The Australian health system, like most, is facing increasing demand to deliver higher quality of care within ever tighter fiscal constraints through Activity Based Funding. What a challenge for health leaders!

A few years ago, when I asked a group of health executives to outline the main aspects of their role, the key challenges seemed to be financial balance, workforce control and planning. While these are still important management functions, hopefully the days of the economic rationalist and heroic leader are history.

Poor management and leadership cause more needless harm, including deaths, than clinical mistakes or incompetence. Health systems and entities need leadership of the highest standard at all levels to meet the increasing expectations of patients and communities. Leaders need to focus on improving the health of the population served and on the way care is delivered.  This is the REAL challenge for health leaders and where value can be added.

It is this thinking that has made distributed and collective leadership key principles of the NSW Health Leadership Framework. The King’s Fund, in the United Kingdom and the Center for Creative Leadership, in the United States of America, have recently reinforced the case for collective leadership. Leaders must create cultures where all staff take individual and collective responsibility for delivery of safe, effective and high quality care. In their report Developing collective leadership for health published in May, 2014 (www.kingsfund.org.uk) the authors argue that such a strategy should begin with boards and executive teams but involve all staff and patient leads.
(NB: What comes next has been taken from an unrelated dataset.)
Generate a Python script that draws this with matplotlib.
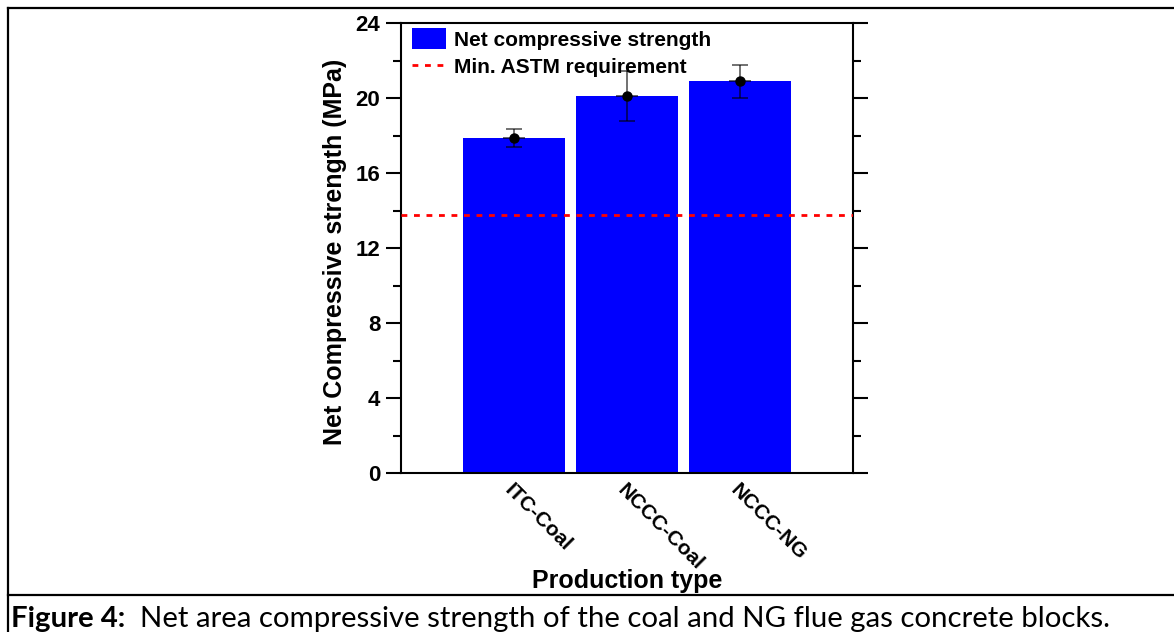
import matplotlib
matplotlib.use("Agg")
import matplotlib.pyplot as plt
from matplotlib.lines import Line2D
from matplotlib.patches import Patch
from matplotlib.ticker import MultipleLocator

plt.rcParams['font.family'] = ['Liberation Sans', 'DejaVu Sans']
plt.rcParams['font.weight'] = 'bold'

# values
categories = ['ITC-Coal', 'NCCC-Coal', 'NCCC-NG']
strength = [17.9, 20.1, 20.9]
strength_err = [0.48, 1.33, 0.87]
astm_min = 13.8
caption_bold = 'Figure 4:'
caption_text = '  Net area compressive strength of the coal and NG flue gas concrete blocks.'

W, H = 1174, 632
fig = plt.figure(figsize=(W / 100, H / 100), dpi=100)

# axes box in pixel terms (left 401, right 853, top 23.3, bottom 473.3)
ax = fig.add_axes([401 / W, 1 - 473.3 / H, 452 / W, 450 / H])

x = [1, 2, 3]
ax.bar(x, strength, width=0.9, color='#0000ff', zorder=2)
ax.plot(x, strength, '_', ms=16.5, mew=1.3, color=(0, 0, 0, 0.65), zorder=3)
ax.errorbar(x, strength, yerr=strength_err, fmt='o', color='k', ms=6.5,
            ecolor=(0, 0, 0, 0.6), elinewidth=1.3, capsize=5.8, capthick=1.3, zorder=4)
ax.axhline(astm_min, color='red', lw=2, ls=(0, (2.1, 2.4)), zorder=5)

ax.set_xlim(0, 4)
ax.set_ylim(0, 24)
ax.yaxis.set_major_locator(MultipleLocator(4))
ax.yaxis.set_minor_locator(MultipleLocator(2))
ax.set_xticks(x, categories, rotation=-45, ha='left', va='top',
              rotation_mode='anchor', fontsize=15, fontweight='bold')
ax.tick_params(axis='x', length=0, pad=5)
ax.tick_params(axis='y', which='major', direction='out', length=11, width=1.5,
               labelsize=16, right=True, pad=4)
ax.tick_params(axis='y', which='minor', direction='out', length=6, width=1.5, right=True)
for s in ax.spines.values():
    s.set_linewidth(1.5)

ax.set_ylabel('Net Compressive strength (MPa)', fontsize=18, fontweight='bold')
ax.yaxis.set_label_coords(-54 / 452, 0.5 - 4 / 450)
ax.set_xlabel('Production type', fontsize=18, fontweight='bold')
ax.xaxis.set_label_coords(0.5, -(569 - 473.3) / 450)

handles = [Patch(facecolor='#0000ff', label='Net compressive strength'),
           Line2D([], [], color='red', lw=2, ls=(0, (2.1, 2.4)), label='Min. ASTM requirement')]
ax.legend(handles=handles, loc='upper left', bbox_to_anchor=(11 / 452, 1 - 5 / 450),
          frameon=False, borderpad=0, borderaxespad=0, handlelength=1.65,
          handleheight=1.15, handletextpad=0.35, labelspacing=0.3,
          prop={'size': 15, 'weight': 'bold'})

# page frame lines and caption
def fx(px):
    return px / W

def fy(py):
    return 1 - py / H

fig.add_artist(Line2D([fx(7.5), fx(W)], [fy(8), fy(8)], color='k', lw=1.6))
fig.add_artist(Line2D([fx(7.5), fx(7.5)], [fy(8), fy(H)], color='k', lw=1.6))
fig.add_artist(Line2D([fx(7.5), fx(W)], [fy(594.5), fy(594.5)], color='k', lw=1.6))

t1 = fig.text(fx(11), fy(627), caption_bold, family='Lato', fontsize=21.2,
              fontweight='bold', ha='left', va='baseline')
fig.canvas.draw()
bb = t1.get_window_extent()
fig.text(bb.x1 / W, fy(627), caption_text, family='Lato', fontsize=21.2,
         fontweight='normal', ha='left', va='baseline')

fig.savefig('out.png', dpi=100)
The report recommends that organisations create cultures that:

  • reinforce and sustain visions of continually improving, high quality and compassionate care
  • establish clear, challenging, measurable priorities for all staff
  • ensure staff are respected, valued and supported
  • build team, inter-team and inter-organisational working
  • ensure continual learning and quality improvement at every level and in every area
  • encourage people to accept responsibility for outcomes and to view errors or failures as opportunities for learning and innovation
  • encourage high levels of staff engagement and ensure collaboration across professional and organisational boundaries

The Health Research and Educational Trust in the USA has also published an important contribution to the discussion. Their report, Building a Leadership Team for the Health Care Organization of the Future (April, 2014) stresses the importance of leaders focusing on quality, safety, efficiency, population health engagement and seamless delivery across the continuum, along with the need for physicians and other clinical professionals to play a more significant role. (www.hpoe.org).

The challenges facing our system require leaders to develop strategies that promote collective leadership through a focus on continuous improvement, staff engagement and empowerment and learning.
This requires the development of very different organisational cultures to many current ones. It is no longer an optional extra.